Cuba, Elections and Electoral Reform / Dimas Castellano

Dimas Castellanos, 4 June 2017 — The “electoral” process which will take place in Cuba between October 2017 and  February 2018 lacks any relevance. Raúl Castro’s replacement as president does not mean he is relinquishing power, as, up until 2021, he will occupy the position of Secretary of the Communist Party, which is, constitutionally, the top man in the society and the state.

For the elections to have any influence on social progress you would need an electoral reform which would re-establish sovereignty of the people and, although in February 2015 a new electoral law was announced, it was not mentioned in the meeting of 14 June 2017.

According to Jean-Jacques Rousseau, from the joining together of those who wish to defend and protect their property emanates a general will to convert the cooperating parties into a collective political body.   The exercise of this general will is known as sovereignty and the people who do it are sovereign.

In Cuba the republican constitutions of 1901 and 1940 endorsed sovereignty as residing in the people, with all public powers flowing from that.
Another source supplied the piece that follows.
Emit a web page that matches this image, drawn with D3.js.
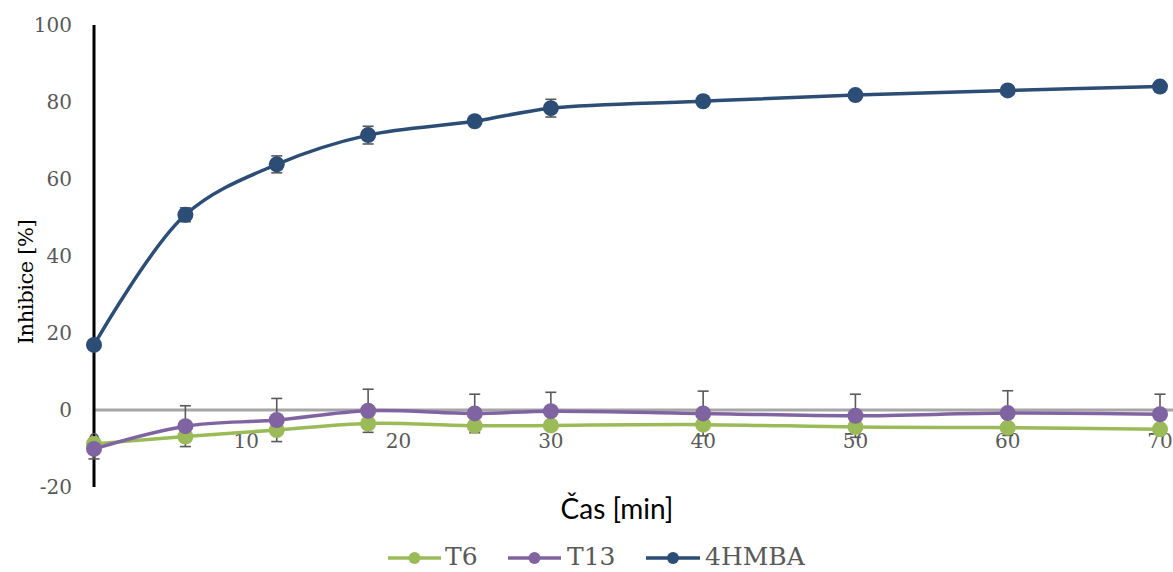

In 1959, with the emerging of revolutionary power they promised they would hold elections “as soon as possible”. Seventeen years later, they enacted a law abolishing the sovereignty of the people. As long as this situation goes on in Cuba there will be no true elections.
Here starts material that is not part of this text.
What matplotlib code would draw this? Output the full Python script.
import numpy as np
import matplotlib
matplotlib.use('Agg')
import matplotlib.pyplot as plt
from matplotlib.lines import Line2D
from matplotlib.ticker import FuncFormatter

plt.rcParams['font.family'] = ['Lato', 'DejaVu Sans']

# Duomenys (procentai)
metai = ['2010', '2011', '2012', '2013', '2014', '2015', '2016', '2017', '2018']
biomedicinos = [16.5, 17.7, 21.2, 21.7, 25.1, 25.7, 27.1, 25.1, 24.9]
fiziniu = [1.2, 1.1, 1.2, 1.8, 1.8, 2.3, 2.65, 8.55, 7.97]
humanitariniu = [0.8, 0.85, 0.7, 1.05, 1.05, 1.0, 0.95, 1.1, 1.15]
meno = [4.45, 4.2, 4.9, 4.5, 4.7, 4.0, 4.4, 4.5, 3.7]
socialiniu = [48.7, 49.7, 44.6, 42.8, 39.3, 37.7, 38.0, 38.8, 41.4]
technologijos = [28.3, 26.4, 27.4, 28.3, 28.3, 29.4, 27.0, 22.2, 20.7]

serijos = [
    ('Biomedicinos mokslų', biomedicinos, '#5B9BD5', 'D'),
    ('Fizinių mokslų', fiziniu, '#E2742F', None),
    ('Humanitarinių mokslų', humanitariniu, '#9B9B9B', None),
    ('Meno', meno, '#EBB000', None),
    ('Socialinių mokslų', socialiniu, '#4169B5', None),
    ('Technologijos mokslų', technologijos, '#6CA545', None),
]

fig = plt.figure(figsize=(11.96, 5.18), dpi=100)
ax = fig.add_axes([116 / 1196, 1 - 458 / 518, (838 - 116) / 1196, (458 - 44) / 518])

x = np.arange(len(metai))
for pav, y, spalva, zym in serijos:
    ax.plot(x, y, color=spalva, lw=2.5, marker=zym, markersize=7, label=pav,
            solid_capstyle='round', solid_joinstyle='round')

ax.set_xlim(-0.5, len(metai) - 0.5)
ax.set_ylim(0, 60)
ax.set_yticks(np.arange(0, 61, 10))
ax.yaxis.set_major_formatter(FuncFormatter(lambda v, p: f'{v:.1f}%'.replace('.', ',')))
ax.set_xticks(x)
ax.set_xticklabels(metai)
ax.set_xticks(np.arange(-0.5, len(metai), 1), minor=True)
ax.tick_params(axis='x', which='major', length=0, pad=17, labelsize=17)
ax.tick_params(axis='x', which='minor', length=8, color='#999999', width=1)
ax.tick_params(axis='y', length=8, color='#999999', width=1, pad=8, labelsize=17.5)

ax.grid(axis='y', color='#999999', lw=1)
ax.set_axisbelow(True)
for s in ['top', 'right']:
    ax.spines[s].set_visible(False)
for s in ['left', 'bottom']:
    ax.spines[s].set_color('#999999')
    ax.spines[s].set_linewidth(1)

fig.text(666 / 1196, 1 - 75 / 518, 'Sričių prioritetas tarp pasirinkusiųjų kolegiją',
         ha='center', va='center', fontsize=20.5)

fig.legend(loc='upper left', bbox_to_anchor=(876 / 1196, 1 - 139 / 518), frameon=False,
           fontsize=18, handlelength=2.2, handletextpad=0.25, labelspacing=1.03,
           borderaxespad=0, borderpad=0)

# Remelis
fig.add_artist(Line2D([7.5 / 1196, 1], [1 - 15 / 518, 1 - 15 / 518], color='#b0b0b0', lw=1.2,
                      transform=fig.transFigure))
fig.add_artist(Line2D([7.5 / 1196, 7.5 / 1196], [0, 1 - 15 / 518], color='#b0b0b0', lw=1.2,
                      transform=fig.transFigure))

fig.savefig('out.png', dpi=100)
In the year 2003, the total share of Cubans who did not go to vote and destroyed their voting papers was 6.09% of the electorate. In 2008 it went up to 7.73%, in 2013, 14.22% and in April 2015 was over 20%. That is to say 1,700,000 Cubans. In a totalitarian country without civic and political rights, these statistics demonstrate the need for a law that satisfies this part of the Cuban people. You can add to that those Cubans inclined to vote for opposition representatives – not legally recognised – as happened in the 2015 elections, when the opposition put up candidates in the Havana districts of Arroyo Naranjo and Plaza.
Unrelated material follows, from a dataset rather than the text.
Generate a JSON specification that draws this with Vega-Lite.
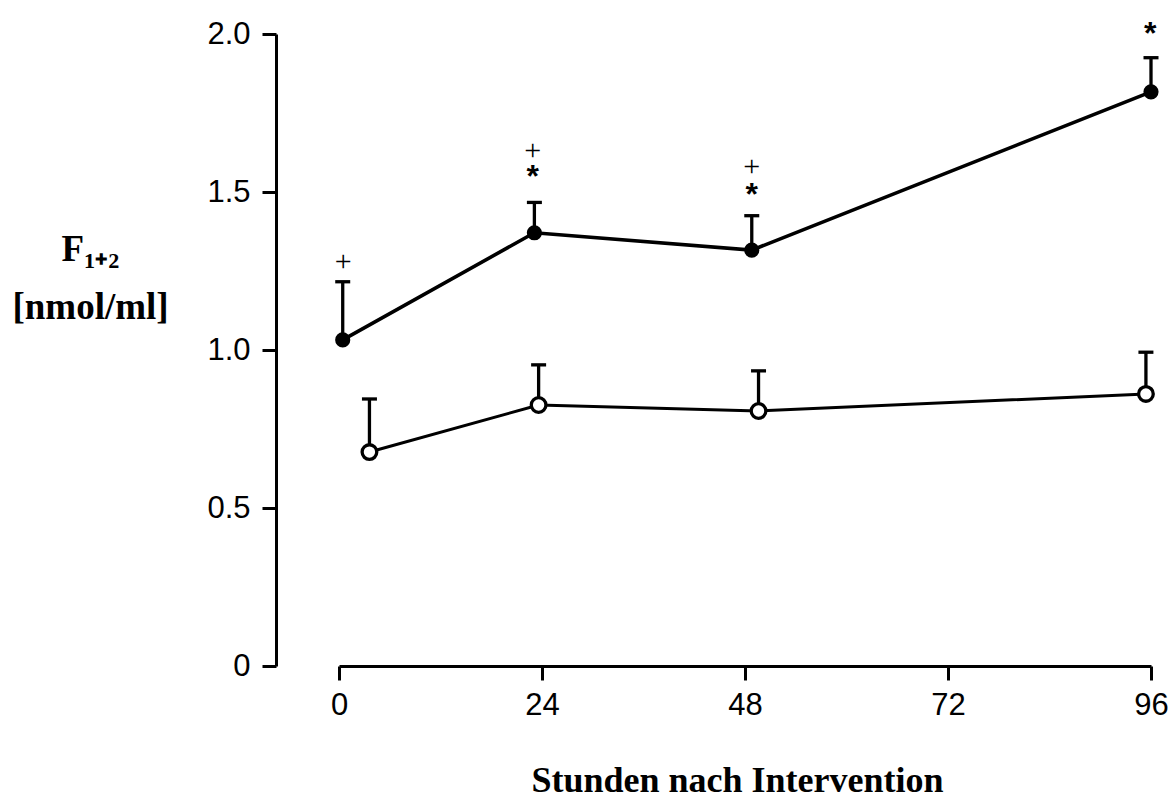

According to the Secretary of the unicameral Cuban parliament, in 2014, during the fourth round meetings where delegates give the electorate an accounting of what they have accomplished,  there were over 600 assemblies with fewer than half the electors present.

The present law limits the electorate’s direct voting to the Delegates of the Municipal Peoples’s Power assemblies, which may not exceed 50% of the total number of candidates. The other half is nominated by the Candidate Committees – made up of leaders of peoples’ organisations with the authority to include unelected people. Then, candidates for provincial and national positions are directly appointed by these committees. Therefore the Cuban parliament and government are the product of the decisions of these Candidate Committees, which are subordinate to the Communist Party, which cuts out the sovereignty of the people.

Transformations are needed in terms of rights – such as the right of association and a multi-party system – so that Cubans can take an active part in determining where their lives and the nation is going. Until that occurs, you can’t talk about true elections in Cuba and there is no indication that that will happen in the upcoming elections.

The absence of peoples’ power and the non-existence of the citizen as legal entity have been, and are, determining factors in the structural crisis of the Cuban model, which is reflected in  inefficient production, insufficient salaries, uncontrollable corruption, hopelessness and an unstoppable exodus.

Published in El Comercio, Lima, Peru.